Prove that $ (\mathbb{Q}\times\mathbb{R})\cup (\mathbb{R}\times\mathbb{Q})$ is a locally connected and connected subspace of $\mathbb{R}^2$

Question

The book I am using for my Introduction of Topology course is Principles of Topology by Fred H. Croom.

Prove that $A = (\mathbb{Q}\times\mathbb{R})\cup (\mathbb{R}\times\mathbb{Q})$ is a locally connected and connected subspace of $\mathbb{R}^2$

This is what I understand:

• A space $X$ is connected provided that it cannot be written as the disjoint union of specifically two open sets.
• A space $X$ is locally connected at a point $a$ in $X$ if every open set containing $a$ contains a connected open set which contains $a$. The space $X$ is locally connected provided that it is locally connected at each point.
• I'm aware that neither connected nor locally connected implies the other, nor do their negations. Meaning I would have to prove each.
• Now the set of rationals is disconnected (in fact totally disconnected). $\mathbb{R}^2$ is connected and locally connected.
• $A \subseteq \mathbb{R}^2$

I'm a little stuck on how to approach this question; however, I do have a rough idea.
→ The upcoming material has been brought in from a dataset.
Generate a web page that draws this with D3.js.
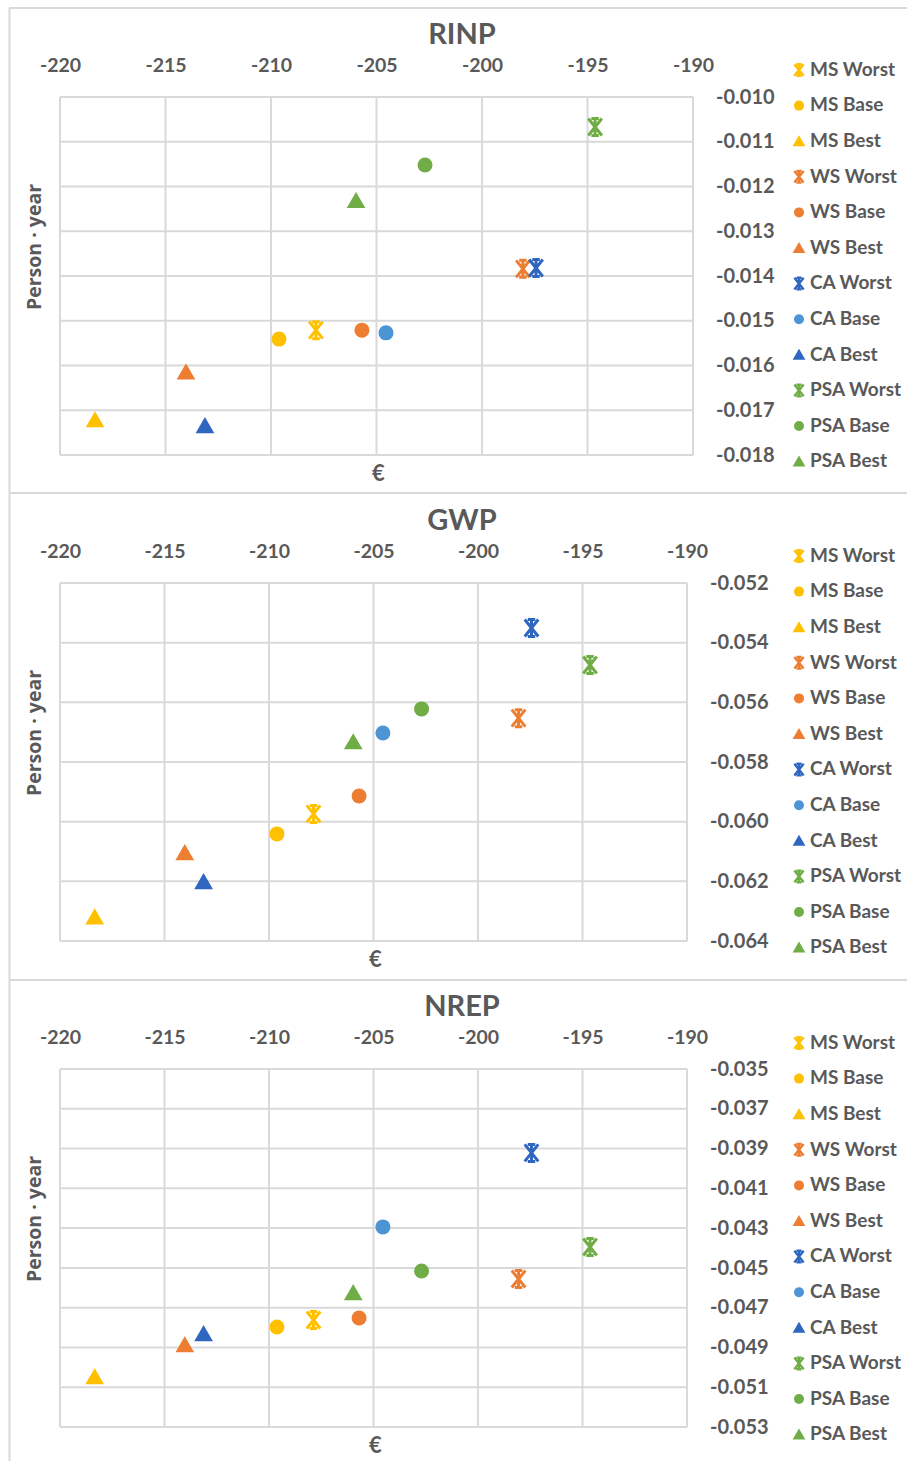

To prove $A$ is connected, I can claim that $A$ is disconnected. Then there exists two nonempty set $U$ and $V$ such that $U\cup V=A$ and $U \cap V = \emptyset$. Thus $U$ and $V$ are clopen. Eventually, I should arrive at a contradiction because $\emptyset$ and $A$ are the only subsets of $A$ that are clopen, proving $A$ is connected. However I am not sure how to properly execute the approach.
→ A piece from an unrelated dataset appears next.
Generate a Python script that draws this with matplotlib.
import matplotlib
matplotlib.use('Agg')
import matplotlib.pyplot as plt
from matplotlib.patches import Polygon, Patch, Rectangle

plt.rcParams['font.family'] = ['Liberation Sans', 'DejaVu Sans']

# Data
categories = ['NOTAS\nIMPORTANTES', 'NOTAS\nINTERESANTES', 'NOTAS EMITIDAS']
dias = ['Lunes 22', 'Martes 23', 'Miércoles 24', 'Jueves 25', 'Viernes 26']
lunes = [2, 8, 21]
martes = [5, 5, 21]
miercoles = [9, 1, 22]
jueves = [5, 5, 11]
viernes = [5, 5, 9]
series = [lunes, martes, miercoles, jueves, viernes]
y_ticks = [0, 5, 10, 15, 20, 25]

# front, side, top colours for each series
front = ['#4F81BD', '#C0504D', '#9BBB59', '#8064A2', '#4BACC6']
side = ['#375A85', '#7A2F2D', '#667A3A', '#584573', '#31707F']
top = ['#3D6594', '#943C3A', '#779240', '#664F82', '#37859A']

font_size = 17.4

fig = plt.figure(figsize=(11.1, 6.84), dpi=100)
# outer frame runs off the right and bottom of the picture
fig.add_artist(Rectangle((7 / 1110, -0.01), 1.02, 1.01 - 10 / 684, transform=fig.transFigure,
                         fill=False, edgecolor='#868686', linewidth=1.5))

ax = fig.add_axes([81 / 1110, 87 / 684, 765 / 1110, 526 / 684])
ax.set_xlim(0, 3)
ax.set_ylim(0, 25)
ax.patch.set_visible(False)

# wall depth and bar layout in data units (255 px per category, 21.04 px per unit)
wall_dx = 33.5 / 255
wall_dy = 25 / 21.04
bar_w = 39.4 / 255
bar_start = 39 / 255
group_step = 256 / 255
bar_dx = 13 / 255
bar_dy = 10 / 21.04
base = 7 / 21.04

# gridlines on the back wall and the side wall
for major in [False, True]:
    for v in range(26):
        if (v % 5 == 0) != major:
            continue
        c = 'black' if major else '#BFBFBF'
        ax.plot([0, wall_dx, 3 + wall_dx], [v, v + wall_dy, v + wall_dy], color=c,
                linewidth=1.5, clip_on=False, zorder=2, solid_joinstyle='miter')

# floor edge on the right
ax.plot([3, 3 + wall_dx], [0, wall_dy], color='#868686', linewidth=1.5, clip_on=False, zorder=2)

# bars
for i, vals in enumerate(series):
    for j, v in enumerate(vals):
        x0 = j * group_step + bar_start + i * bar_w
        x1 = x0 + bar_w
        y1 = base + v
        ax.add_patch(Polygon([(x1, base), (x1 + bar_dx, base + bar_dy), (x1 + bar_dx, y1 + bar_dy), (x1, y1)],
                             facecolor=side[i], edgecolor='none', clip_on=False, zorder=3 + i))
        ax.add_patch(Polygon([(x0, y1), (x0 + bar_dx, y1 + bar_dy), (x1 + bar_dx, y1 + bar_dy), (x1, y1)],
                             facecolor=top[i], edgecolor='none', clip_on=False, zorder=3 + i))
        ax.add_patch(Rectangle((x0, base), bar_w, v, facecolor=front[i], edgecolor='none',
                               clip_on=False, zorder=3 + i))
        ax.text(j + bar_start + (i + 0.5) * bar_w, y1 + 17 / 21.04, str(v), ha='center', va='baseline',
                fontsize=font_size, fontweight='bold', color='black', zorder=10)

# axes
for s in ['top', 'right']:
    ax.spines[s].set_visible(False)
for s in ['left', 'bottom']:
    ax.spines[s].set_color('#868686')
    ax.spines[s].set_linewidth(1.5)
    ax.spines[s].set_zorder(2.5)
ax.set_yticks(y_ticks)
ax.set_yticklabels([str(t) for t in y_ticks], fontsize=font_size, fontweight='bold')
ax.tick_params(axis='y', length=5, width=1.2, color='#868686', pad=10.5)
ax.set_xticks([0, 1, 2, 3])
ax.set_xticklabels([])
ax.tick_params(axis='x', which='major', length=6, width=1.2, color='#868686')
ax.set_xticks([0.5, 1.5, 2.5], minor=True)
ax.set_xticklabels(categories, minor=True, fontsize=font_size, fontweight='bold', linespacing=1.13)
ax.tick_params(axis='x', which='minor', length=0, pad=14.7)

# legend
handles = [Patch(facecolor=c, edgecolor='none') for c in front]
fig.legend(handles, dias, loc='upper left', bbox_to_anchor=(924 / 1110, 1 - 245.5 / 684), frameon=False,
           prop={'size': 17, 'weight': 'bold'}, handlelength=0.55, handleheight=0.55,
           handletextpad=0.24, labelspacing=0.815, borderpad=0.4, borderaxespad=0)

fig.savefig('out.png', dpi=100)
To prove $A$ is locally connected. I can claim the space $A$ has a local basis $\mathscr{B}_a$. I would need to prove that $\mathscr{B}_a$ consist of connected open sets, proving $A$ is locally connected.

Am I on the right track? Any suggestions oh how I can proceed with my ideas?

---

---

Sorry for the long read. If there are any mistakes in what I stated above, please let me know so I can correct it. I sincerely thank you for taking the time to read this question. I greatly appreciate any assistance you may provide.

Answer 1

For "connected", I suggest you show that it's path-connected. To find a path from $(q, r)$ to $(q', r')$, move along the edge $([q, 0], r)$ that's in the first component, and then along $(0, [r, r'])$ and then along $([0, q'], r')$. Once you make sense of this (looking at cases where $q < 0, q> 0, q = 0$, etc.), the rest should be straightforward.

In fact, just write down a path from $(q, r)$ to $(0, 0)$, and you're done (at least with this part). That should also help you do the second part. Why? Because there are a lot of rationals -- 0 isn't the only one.

Answer 2

There are several possible approaches to this. As suggested by John Hughes, you could prove path-connectedness. Another approach is as follows: $A$ is the union of $$A_q=\{q\}\times\mathbb R\cup\mathbb R\times\{q\}$$ over all rationals $q\in\mathbb Q$. Now, remember the following:

Theorem. Suppose $(X_\lambda)_{\lambda\in\Lambda}$ is a family of connected sets such that $X_{\lambda_1}\cap X_{\lambda_2}$ is non-empty for all $\lambda_1,\lambda_2$. Then $\bigcup_{\lambda\in\Lambda}X_\lambda$ is connected.

It follows easily from this that $A_q$ are connected and that $\bigcup_{q\in\mathbb Q} A_q$ is connected.

Your can prove local connectedness using a similar approach: first observe that the neighborhood of any point contains a "square", then prove that this "square" is connected.